The deskew controller 607 detects the above-mentioned frame synchronization pattern (A1 and A2 bytes) of the deskew signal, thereby confirming the placement (reception timing) of the data signal of each channel. At this timing, like the above deskew signal, parallel data signals on 16 channels, after being subjected to data recovery processing by the DR circuit 603 and temporarily held in the buffer 64, are subjected to successive pattern matching in 8-byte (64-bit) units, whereby skew among the channels is detected.
After that, the deskew controller 607 individually controls the delay amounts of the variable delay circuits 605 so that skew disappears, thereby compensating for the skew among the parallel signals of 16 channels. Here, according to SFI-5, design is performed so that input permission skew on the receiver-end IF 201 (102) is within 6 UI (that is, skew within 6 UI can be compensated for).
Then, after compensation for the skew among the channels, the parallel data signals are multiplexed into a serial signal by MUX circuit 606 (202), and are then output as a signal at a bit rate of 40 Gb/s.
In this instance, as a circuit for adjusting skew among data bits, there is an art (hereinafter will be called publicly known art 1) disclosed in the following patent document 1. In this publicly known art 1, skew is adjusted on the receiver end based on a pseudo random pattern (PN pattern) produced on the transmitter end.

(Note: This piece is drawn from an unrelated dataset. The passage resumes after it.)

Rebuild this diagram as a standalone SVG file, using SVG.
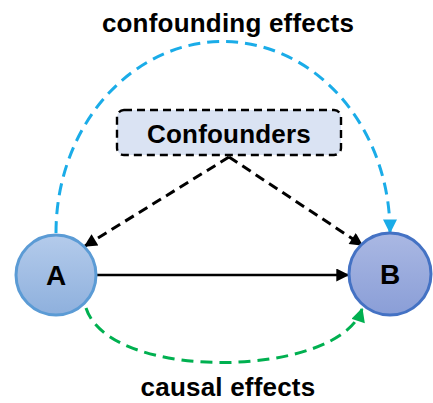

This art is considered to be an art in which a PN pattern is used in place of a deskew signal.
Further, there is an art (hereinafter will be called publicly known art 2) proposed in the patent document 2 as a data capturing technique for high-speed signaling which makes possible the optimum sampling of non-synchronized data stream. This publicly known art 2 uses a delayed signal (delay tap output) of an original signal as a history record. This history record is tested, whereby optimum sampling is available.
[Patent Document 1] Japanese Patent Application Laid-open No. HEI 10-164037
[Patent Document 2] Published Japanese Translation of PCT application, No. 2004-531117
However, in the transponder module in conformity with SFI-5, the circuit size of the deskew signal generating circuit 500 and the deskew circuit 600, which performs deskew processing based on the generated deskew signal is large, so that power consumption and the circuit size are increased.
In particular, in the transponder 200, a high-speed characteristic is needed by the MUX circuit 202 (606) and the DMUX circuit 205, which are conversion circuits between parallel signals and a serial signal having an optical transmission speed, and the deskew circuit 600 is also needed. Therefore, realizing these points is a problem that needs solving. That is, according to previous technology, for realizing deskew, a logic circuit with hundreds to thousands of gates is needed, and realizing this with circuits superior in speed is extremely difficult due to power consumption and circuit size.
Further, as a next generation scheme, transmission of parallel signals of 10 Gb/s×4 channels is under consideration. Thus, power consumption and circuit size with respect to the MUX circuit 202 (606) and the DMUX circuit 205 become highly problematic. Here, simple application of the above publicly known arts 1 and 2 won't solve the problem unique to the transponder module in which high-speed characteristics are needed.